The secret: carbon nanotubes on anodized titanium. The engineers took titanium – the most popular implant material around – and chemically treated it and applied an electrical current to it. This process, called anodization, creates a pitted coating in the surface of the titanium. The researchers packed those pits with a cobalt catalyst and then ran the samples through a chemical process that involved heating them to a scorching 700° C. That caused carbon nanotubes to sprout from each pit.
The Researchers then placed human osteoblasts, or bone-forming cells, onto the nanotube-covered samples as well as onto samples of plain and anodized titanium. The samples were placed in an incubator. After three weeks, the team found that the bone cells grew twice as fast on the titanium covered in nanotubes. Cells interacting with the nanotubes also made significantly more calcium – the essential ingredient for healthy bones.
"What we found is possibly a terrific new material for joint replacement and other implants," said Webster, associate professor of engineering at Brown University. "Right now, bone doesn’t always properly meld to implants. Osteoblasts don’t grow or grow fast enough. Adding carbon nanotubes to anodized titanium appears to encourage that cell growth and function."

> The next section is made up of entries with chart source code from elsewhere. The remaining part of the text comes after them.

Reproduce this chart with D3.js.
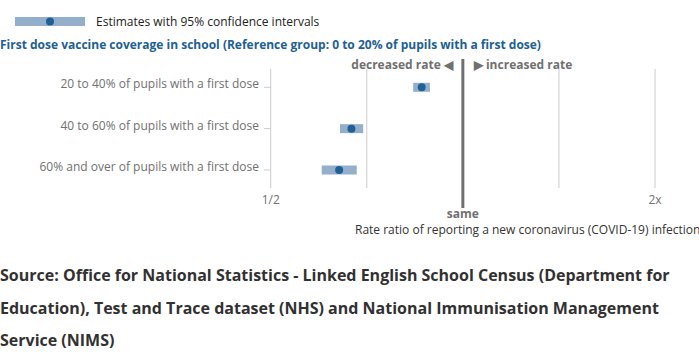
<!DOCTYPE html>
<html>
<head>
<meta charset="utf-8">
<script src="https://cdn.jsdelivr.net/npm/d3@7"></script>
<style>
  body { margin: 0; background: #fff; font-family: "Open Sans", sans-serif; }
  #viz svg { display: block; }
</style>
</head>
<body>
<div id="viz"></div>
<script>
// Chart data
const categories = [
    "20 to 40% of pupils with a first dose",
    "40 to 60% of pupils with a first dose",
    "60% and over of pupils with a first dose"
];
const estimates = [0.862, 0.669, 0.640];
const lowerCI = [0.836, 0.642, 0.601];
const upperCI = [0.888, 0.698, 0.682];
const gridValues = [0.5, Math.SQRT1_2, Math.SQRT2, 2];
const tickLabels = [{v: 0.5, label: "1/2"}, {v: 2, label: "2x"}];

const dims = { width: 699, height: 354 };
const blue = "#206095";
const barColor = "#93afcc";
const grey = "#707070";

const svg = d3.select("#viz")
    .append("svg")
    .attr("width", dims.width)
    .attr("height", dims.height);

// Scales
const xScale = d3.scaleLog().base(2)
    .domain([0.5, 2])
    .range([270.7, 655]);

const yScale = d3.scalePoint()
    .domain(categories)
    .range([87.3, 170]);

const rows = categories.map((c, i) => ({cat: c, est: estimates[i], lo: lowerCI[i], hi: upperCI[i]}));

// Legend
const legend = svg.append("g").attr("class", "legend");
legend.append("rect")
    .attr("x", 15).attr("y", 17)
    .attr("width", 70).attr("height", 9)
    .style("fill", barColor);
legend.append("circle")
    .attr("cx", 50).attr("cy", 21.5).attr("r", 4)
    .style("fill", blue);
legend.append("text")
    .attr("x", 96).attr("y", 25.5)
    .style("font-size", "12px")
    .style("fill", "#222")
    .text("Estimates with 95% confidence intervals");

// Title
svg.append("text")
    .attr("x", 0).attr("y", 49)
    .style("font-size", "12px")
    .style("font-weight", "bold")
    .style("fill", blue)
    .text("First dose vaccine coverage in school (Reference group: 0 to 20% of pupils with a first dose)");

// Gridlines
svg.append("g")
    .selectAll("line")
    .data(gridValues)
    .join("line")
    .attr("x1", d => xScale(d)).attr("x2", d => xScale(d))
    .attr("y1", 69).attr("y2", 188)
    .style("stroke", "#cccccc")
    .style("stroke-width", 1);

// Y axis ticks and labels
const yAxis = svg.append("g").attr("class", "y-axis");
yAxis.selectAll("line")
    .data(categories)
    .join("line")
    .attr("x1", 264).attr("x2", xScale(0.5))
    .attr("y1", d => yScale(d)).attr("y2", d => yScale(d))
    .style("stroke", "#cccccc");
yAxis.selectAll("text")
    .data(categories)
    .join("text")
    .attr("x", 259)
    .attr("y", d => yScale(d) + 1)
    .style("text-anchor", "end")
    .style("font-size", "12px")
    .style("fill", grey)
    .text(d => d);

// X tick labels
svg.append("g")
    .selectAll("text")
    .data(tickLabels)
    .join("text")
    .attr("x", d => xScale(d.v))
    .attr("y", 204)
    .style("text-anchor", "middle")
    .style("font-size", "12px")
    .style("fill", grey)
    .text(d => d.label);

// Reference line at 1
svg.append("line")
    .attr("x1", xScale(1)).attr("x2", xScale(1))
    .attr("y1", 59).attr("y2", 208)
    .style("stroke", grey)
    .style("stroke-width", 3);

svg.append("text")
    .attr("x", xScale(1) - 10).attr("y", 69)
    .style("text-anchor", "end")
    .style("font-size", "12px")
    .style("font-weight", "bold")
    .style("fill", grey)
    .text("decreased rate \u25C0");

svg.append("text")
    .attr("x", xScale(1) + 11).attr("y", 69)
    .style("font-size", "12px")
    .style("font-weight", "bold")
    .style("fill", grey)
    .text("\u25B6 increased rate");

svg.append("text")
    .attr("x", xScale(1)).attr("y", 218)
    .style("text-anchor", "middle")
    .style("font-size", "12px")
    .style("font-weight", "bold")
    .style("fill", grey)
    .text("same");

svg.append("text")
    .attr("x", 355).attr("y", 234)
    .style("font-size", "12px")
    .style("fill", "#333")
    .text("Rate ratio of reporting a new coronavirus (COVID-19) infection");

// Confidence intervals and estimates
const marks = svg.append("g").attr("class", "marks");
marks.selectAll("rect")
    .data(rows)
    .join("rect")
    .attr("x", d => xScale(d.lo))
    .attr("width", d => xScale(d.hi) - xScale(d.lo))
    .attr("y", d => yScale(d.cat) - 4.5)
    .attr("height", 9)
    .style("fill", barColor);
marks.selectAll("circle")
    .data(rows)
    .join("circle")
    .attr("cx", d => xScale(d.est))
    .attr("cy", d => yScale(d.cat))
    .attr("r", 4)
    .style("fill", blue);

// Source
const source = [
    "Source: Office for National Statistics - Linked English School Census (Department for",
    "Education), Test and Trace dataset (NHS) and National Immunisation Management",
    "Service (NIMS)"
];
svg.append("g")
    .selectAll("text")
    .data(source)
    .join("text")
    .attr("x", 0)
    .attr("y", (d, i) => 281 + i * 32.5)
    .style("font-size", "16px")
    .style("font-weight", "bold")
    .style("fill", "#323132")
    .text(d => d);
</script>
</body>
</html>
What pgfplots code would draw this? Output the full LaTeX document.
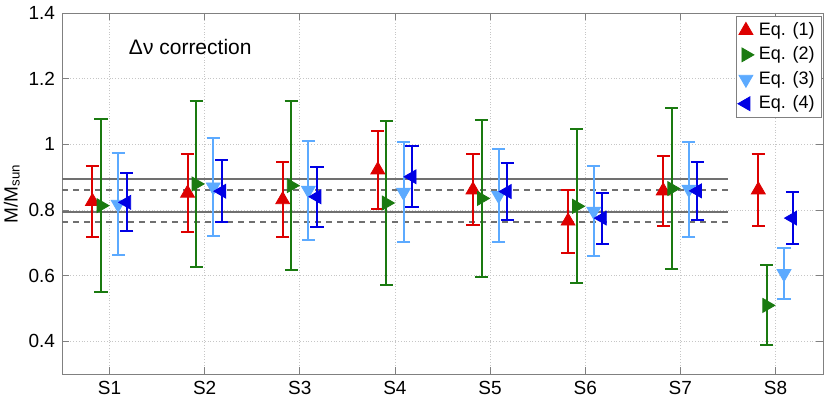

Webster’s long-term vision for the new material is ambitious. With it, Webster hopes to create a new class of implants – ones that can sense bone growth then send that information to an external device. Doctors could monitor the output and determine whether to inject growth hormones or otherwise intervene to avoid additional surgery. Right now, implant patients must get an X-ray or undergo a bone scan to monitor bone growth.